Irma hits Florida, China fossil-fuel car ban, ultimate AI guide

Good morning, Quartz readers!

What to watch for today

China eases currency controls. The central bank is due to scrap a rule that made it more expensive to short the yuan. Regulators are concerned about the steep climb of China’s currency versus the dollar in recent weeks.

The US calls for a vote on UN sanctions against North Korea. The United States and Japan want the UN security council to back stricter penalties that would curb oil supplies to Pyongyang, but Russia and China are skeptical.

Norway concludes a contested election. The two-day vote ending Monday pits prime minister Erna Solberg’s center-right party, which wants lower taxes, against an opposition center-left bloc that wants increased spending on public services.

While you were sleeping and over the weekend

Hurricane Irma made landfall in Florida. The powerful storm hit the Florida Keys before veering west toward the uniquely vulnerable Tampa Bay area. Miami and the rest of the state experienced heavy rainfall and flooding, with three reported fatalities, and some 2.5 million people are without electricity.

China vowed to end fossil-fuel car production. The world’s largest auto market is working on a timetable to stop making internal combustion engines. Officials said the deadline for switching to exclusively electric cars may be slightly later than the 2040 date announced by the UK and France.

Myanmar spurned a ceasefire offer by Rohingya rebels. The Buddhist-majority government said it would not make a deal with “terrorists” after the Arakan Rohingya Salvation Army, the militant wing of the country’s repressed Muslim majority, announced a truce on Sunday.

A Brazilian meat tycoon surrendered to police on corruption charges. JBS SA boss Joesley Batista was arrested along with a senior company executive after a judge tore up a plea bargain agreement, ruling that they left out crucial information in testimony earlier this year.

A make-up chat between Saudi Arabia and Qatar failed. A phone call between Qatari ruler Sheikh Tamim bin Hamad Al Thani and Saudi crown prince Mohammed bin Salman went badly awry after the countries could not agree on how to characterize their conversation. Qatar claimed that US president Donald Trump set up the peace talks, which the Saudis denied before suspending negotiations.

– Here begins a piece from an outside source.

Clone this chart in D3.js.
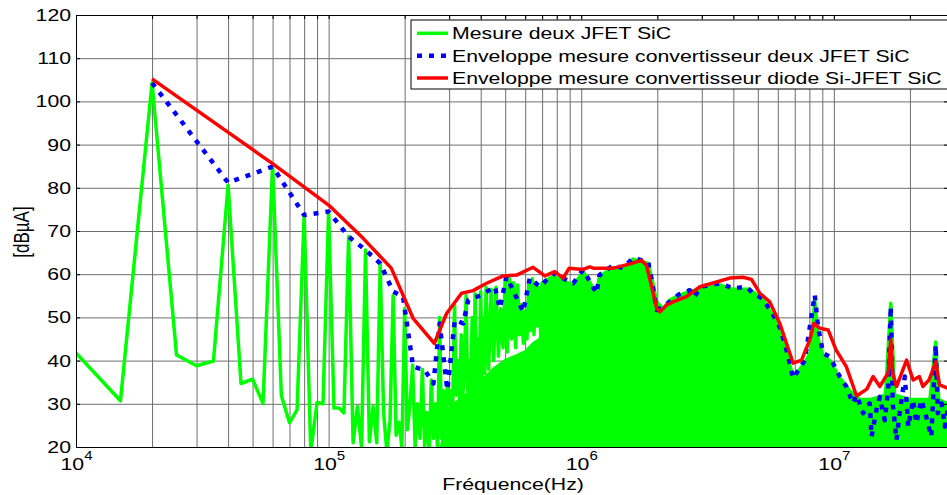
<!DOCTYPE html>
<html><head><meta charset="utf-8">
<script src="https://cdn.jsdelivr.net/npm/d3@7"></script>
<style>html,body{margin:0;padding:0;background:#fff;}svg{display:block;}</style>
</head><body>
<svg id="chart" width="947" height="495"></svg>
<script>
// ---------------- DATA ----------------
const seriesNames = ["Mesure deux JFET SiC",
  "Enveloppe mesure convertisseur deux JFET SiC",
  "Enveloppe mesure convertisseur diode Si-JFET SiC"];
const yTickValues = [20,30,40,50,60,70,80,90,100,110,120];
const xTickValues = [1e4,1e5,1e6,1e7];
const xTickExponents = ["4","5","6","7"];
const xLabel = "Fréquence(Hz)";
const yLabel = "[dBµA]";

// Green measurement: individual spectral lines (kHz, dBµA)
const greenSpikeKHz = [10,15,20,25,30,35,40,45,50,55,60,65,70,75,80,85,90,95,100,105,110,115,120,125,130,135,140,145,150,155,160,165,170,175,180,185,190,195,200,205,210,215,220,225,230,235,240,245,250,255,260,265,270,275,280,285,290,295,300,305,310,315,320,325,330,335,340,345,350,355,360,365,370,375,380,385,390,395,400,405,410,415,420,
  430,440,450,460,470,480,490,500,510,520,530,540,550,560,570,580,590,600,610,620,630,640,650,660,670,680,690,700];
const greenSpikeDb = [41.8,30.7,104.3,41.3,38.8,39.9,80.6,34.7,35.7,30.1,
  85.3,31.9,25.6,28.6,73.7,19,30.3,30,74.5,29,
  29,27.9,68.7,21,29.4,20,65.6,21.2,29.4,21,
  62.5,28,19,26,55,22.7,25.7,20,52,24,
  30,39,20,30,22,38,20,28,19,35.5,
  22,30,19,50,22,33,19,34.7,30,33,
  30,53,32,40,31,46,32,38,55,33,
  40,33,50,33,55.5,35,45,35,56,36,
  50,37,57,
  38,56.5,40,57,41,52,43,59,42,59,45,58,43,57.5,46,53,44,51.5,45,58.5,47,59,46,58,48,57,47,58];

// Green measurement: dense band, upper edge (MHz, dBµA)
const greenBandMHz = [0.28,0.30,0.35,0.40,0.45,0.50,0.55,0.60,0.65,0.69,0.70,0.774,0.929,1.02,1.15,1.18,1.34,1.46,1.60,1.84,1.92,1.99,2.11,2.24,2.42,2.69,2.99,3.54,3.99,4.65,5.25,5.93,6.49,6.90,7.67,8.10,8.40,8.66,9.06,9.63,10.55,11.56,12.66,14.0,16.0,16.8,17.4,20.0,24.0,25.3,26.0,28.3];
const greenBandDb  = [20,29,32,35,38,40,41,42,44,45,58,59.5,57.5,60.5,55.5,59.5,61.5,61,63.5,62.5,58,53.5,52,54,55,56,56.5,57.5,56.5,56.5,54,49,42,36,39.5,42,54,45,41,40,36,33,31,31,32,53.3,32,31,31,44.3,31,30];

// Blue envelope, converter with two SiC JFETs (MHz, dBµA)
const blueMHz = [0.020,0.040,0.060,0.080,0.100,0.120,0.140,0.160,0.180,0.197,0.216,0.240,0.260,0.275,0.295,0.316,0.341,0.357,0.403,0.455,0.476,0.506,0.589,0.626,0.686,0.774,0.929,1.017,1.15,1.18,1.34,1.46,1.60,1.84,1.90,1.99,2.11,2.24,2.42,2.69,2.80,2.99,3.54,3.99,4.50,4.79,5.20,5.66,6.10,6.49,6.90,7.67,8.40,8.66,9.06,9.63,10.55,11.2,11.9,12.3,13.05,13.87,14.1,14.74,15.2,15.9,16.4,16.8,17.1,17.7,18.2,19.1,19.7,20.6,21.2,22.2,23.2,24.3,25.3,25.8,26.7,27.5,28.3];
const blueDb  = [104.3,81.2,84.9,73.7,74.5,68.7,65.6,62.5,56.0,54.8,38.6,37.8,34.7,48.6,33.2,49.4,48.6,54.0,55.2,57.1,52.1,59.4,51.3,59.1,57.1,60.2,57.9,61.0,55.6,59.8,62.1,61.4,63.7,62.9,58.7,51.7,52.5,53.6,55.2,56.3,54.8,57.1,57.9,56.7,57.1,55.6,54.4,51.3,47.8,42.5,35.9,40.1,55.2,47.8,41.7,40.9,36.3,34.0,30.1,32.0,27.8,30.1,22.4,28.6,31.6,26.2,33.2,52.5,30.0,21.6,27.8,36.3,24.7,30.9,25.5,30.9,27.0,22.4,43.6,27.8,30.1,24.7,29.0];

// Red envelope, converter with Si diode + SiC JFET (MHz, dBµA)
const redMHz = [0.020,0.060,0.100,0.137,0.177,0.216,0.262,0.293,0.336,0.373,0.422,0.491,0.555,0.645,0.718,0.786,0.848,0.896,1.017,1.08,1.115,1.34,1.56,1.73,1.81,1.90,1.99,2.05,2.18,2.31,2.61,2.95,3.43,3.87,4.37,4.72,5.09,5.57,6.11,6.90,7.45,8.03,8.33,8.80,9.49,10.2,11.2,12.3,13.5,14.3,15.2,15.9,16.4,16.8,17.1,17.7,19.4,20.6,21.8,22.5,23.8,25.3,26.2,28.3];
const redDb  = [105.2,85.6,76.0,68.3,61.4,49.8,44.0,50.9,55.6,56.2,57.9,59.6,59.8,61.6,59.6,60.6,59.1,61.4,61.1,61.7,61.4,61.4,62.4,63.2,62.1,57.1,52.1,51.3,52.9,53.6,54.8,57.1,58.2,59.1,59.3,58.8,55.6,53.6,48.6,39.4,40.1,44.8,48.6,47.5,47.1,42.5,38.6,31.8,33.4,36.3,34.0,35.9,37.1,44.8,37.0,34.0,40.1,35.5,36.3,34.0,35.5,39.7,34.4,33.6];

const colors = ["#00ff00","#0000ff","#ff0000"];

// ---------------- CHART ----------------
const L = 76, R = 948, T = 15, B = 447;
const FONT = "'Liberation Sans', Arial, Helvetica, sans-serif";
const SX = 1.25; // horizontal stretch of the original raster

const svg = d3.select("#chart");
const x = d3.scaleLog().domain([1e4, 2.83e7]).range([L, R]);
const y = d3.scaleLinear().domain([20, 120]).range([B, T]);

svg.append("defs").append("clipPath").attr("id","plotclip")
  .append("rect").attr("x",L).attr("y",T).attr("width",R-L).attr("height",B-T);

// grid
const gridColor = "#6e6e6e";
svg.append("g").attr("transform",`translate(0,${B})`)
  .call(d3.axisBottom(x).tickValues(x.ticks()).tickSize(-(B-T)).tickFormat(""))
  .call(g=>g.select(".domain").remove())
  .call(g=>g.selectAll("line").attr("stroke",gridColor).attr("stroke-width",1));
svg.append("g").attr("transform",`translate(${L},0)`)
  .call(d3.axisLeft(y).tickValues(yTickValues.slice(1,-1)).tickSize(-(R-L)).tickFormat(""))
  .call(g=>g.select(".domain").remove())
  .call(g=>g.selectAll("line").attr("stroke",gridColor).attr("stroke-width",1));

const plot = svg.append("g").attr("clip-path","url(#plotclip)");

// green: dense band as area + spike line
const bandData = greenBandMHz.map((f,i)=>({f:f*1e6, v:greenBandDb[i]}));
plot.append("path").datum(bandData)
  .attr("d", d3.area().x(d=>x(d.f)).y0(y(20)).y1(d=>y(d.v)))
  .attr("fill", colors[0]);
plot.append("path").datum(bandData)
  .attr("d", d3.line().x(d=>x(d.f)).y(d=>y(d.v)))
  .attr("fill","none").attr("stroke",colors[0]).attr("stroke-width",3.5).attr("stroke-linejoin","round");

const spikeData = greenSpikeKHz.map((f,i)=>({f:f*1e3, v:greenSpikeDb[i]}));
plot.append("path").datum(spikeData)
  .attr("d", d3.line().x(d=>x(d.f)).y(d=>y(d.v)))
  .attr("fill","none").attr("stroke",colors[0]).attr("stroke-width",3.5).attr("stroke-linejoin","round");

// blue dotted envelope
const blueData = blueMHz.map((f,i)=>({f:f*1e6, v:blueDb[i]}));
plot.append("path").datum(blueData)
  .attr("d", d3.line().x(d=>x(d.f)).y(d=>y(d.v)))
  .attr("fill","none").attr("stroke",colors[1]).attr("stroke-width",4.5)
  .attr("stroke-dasharray","5 7").attr("stroke-linejoin","round");

// red envelope
const redData = redMHz.map((f,i)=>({f:f*1e6, v:redDb[i]}));
plot.append("path").datum(redData)
  .attr("d", d3.line().x(d=>x(d.f)).y(d=>y(d.v)))
  .attr("fill","none").attr("stroke",colors[2]).attr("stroke-width",3.5).attr("stroke-linejoin","round");

// axes
const yAxis = svg.append("g").attr("transform",`translate(${L},0)`)
  .call(d3.axisLeft(y).tickValues(yTickValues).tickSize(0).tickPadding(4).tickSizeOuter(0));
yAxis.select(".domain").attr("stroke","#000");
yAxis.selectAll("text").attr("font-family",FONT).attr("font-size",17).attr("fill","#000")
  .attr("transform",`scale(${SX},1)`);

const xAxis = svg.append("g").attr("transform",`translate(0,${B})`)
  .call(d3.axisBottom(x).tickValues(xTickValues).tickSize(0).tickFormat("").tickSizeOuter(0));
xAxis.select(".domain").attr("stroke","#000");
xAxis.selectAll(".tick").each(function(d,i){
  const t = d3.select(this).append("text")
    .attr("y",23).attr("text-anchor","middle").attr("font-family",FONT)
    .attr("font-size",17).attr("fill","#000").attr("transform",`scale(${SX},1)`);
  t.append("tspan").text("10");
  t.append("tspan").attr("dy",-10).attr("font-size",12).text(xTickExponents[i]);
});

// top and right frame with inward ticks
svg.append("g").attr("transform",`translate(0,${T})`)
  .call(d3.axisTop(x).tickValues(x.ticks()).tickSize(-4).tickFormat("").tickSizeOuter(0))
  .call(g=>g.selectAll("line,path").attr("stroke","#000"));
svg.append("g").attr("transform",`translate(${R},0)`)
  .call(d3.axisRight(y).tickValues(yTickValues).tickSize(-4).tickFormat("").tickSizeOuter(0))
  .call(g=>g.selectAll("line,path").attr("stroke","#000"));
svg.append("g").attr("transform",`translate(${L},0)`)
  .call(d3.axisRight(y).tickValues(yTickValues).tickSize(4).tickFormat("").tickSizeOuter(0))
  .call(g=>g.selectAll("line").attr("stroke","#000")).call(g=>g.select(".domain").remove());

// axis labels
svg.append("text").attr("transform",`translate(513,490) scale(${SX},1)`)
  .attr("text-anchor","middle").attr("font-family",FONT).attr("font-size",17).text(xLabel);
svg.append("text").attr("transform",`translate(29,232) rotate(-90) scale(1,${SX})`)
  .attr("text-anchor","middle").attr("font-family",FONT).attr("font-size",17).text(yLabel);

// legend
const lg = svg.append("g");
lg.append("rect").attr("x",411).attr("y",20).attr("width",545).attr("height",69)
  .attr("fill","#fff").attr("stroke","#000").attr("stroke-width",1);
const rowBase = [39.3, 61.7, 84];
seriesNames.forEach((name,i)=>{
  const ly = rowBase[i]-6;
  const ln = lg.append("line").attr("x1",417).attr("x2",448).attr("y1",ly).attr("y2",ly)
    .attr("stroke",colors[i]).attr("stroke-width", i===1?4.5:3.5);
  if(i===1) ln.attr("stroke-dasharray","5 7");
  lg.append("text").attr("transform",`translate(452,${rowBase[i]}) scale(${SX},1)`)
    .attr("font-family",FONT).attr("font-size",17).attr("fill","#000").text(name);
});
</script>
</body></html>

Quartz obsession interlude

Dave Gershgorn on the ultimate guide to artificial intelligence: “Progress in AI moves at different speeds depending on the medium. Right now, we’re seeing incredible growth in the ability to understand images and video, a field called computer vision. But that progress does little to help other AI understand text, a field called natural language processing. These fields are developing ‘narrow intelligence,’ which means the AI is powerful at working with images or audio or text, but can’t learn the same way from all three.” Read more here.

Matters of debate

Humanity is going to need a lot more lithium. The electric battery boom will drain less than 1% of the reserves in the ground, but new mines will cost up to $750 billion.

The tech industry is erasing your individuality. Silicon Valley’s monopolists “hope to automate the choices, both large and small, we make as we float through the day.”

Online video is driving the demand for faster internet in Africa. Chinese telecom equipment giant Huawei could be the big winner.

Surprising discoveries

The remains of a Viking warrior chief turned out to be female. The anonymous warrior was buried along with her weapons, horses, and a strategy board game.

Machine learning algorithms can identify sexuality from facial images. The AI was accurate up to 91% of the time for men and 83% for women.

The cliffs of Dover are full of fossilized cosmic dust. It could provide information about the water content in comets and asteroids.

Tesla automatically upgraded the batteries of vehicles fleeing the hurricane in Florida. A software update gave Irma refugees a few dozen more miles per charge.

An observant nurse is the heroine of Viagra’s origin story. She noted that men in a heart drug study were embarrassed by its unexpected side effect.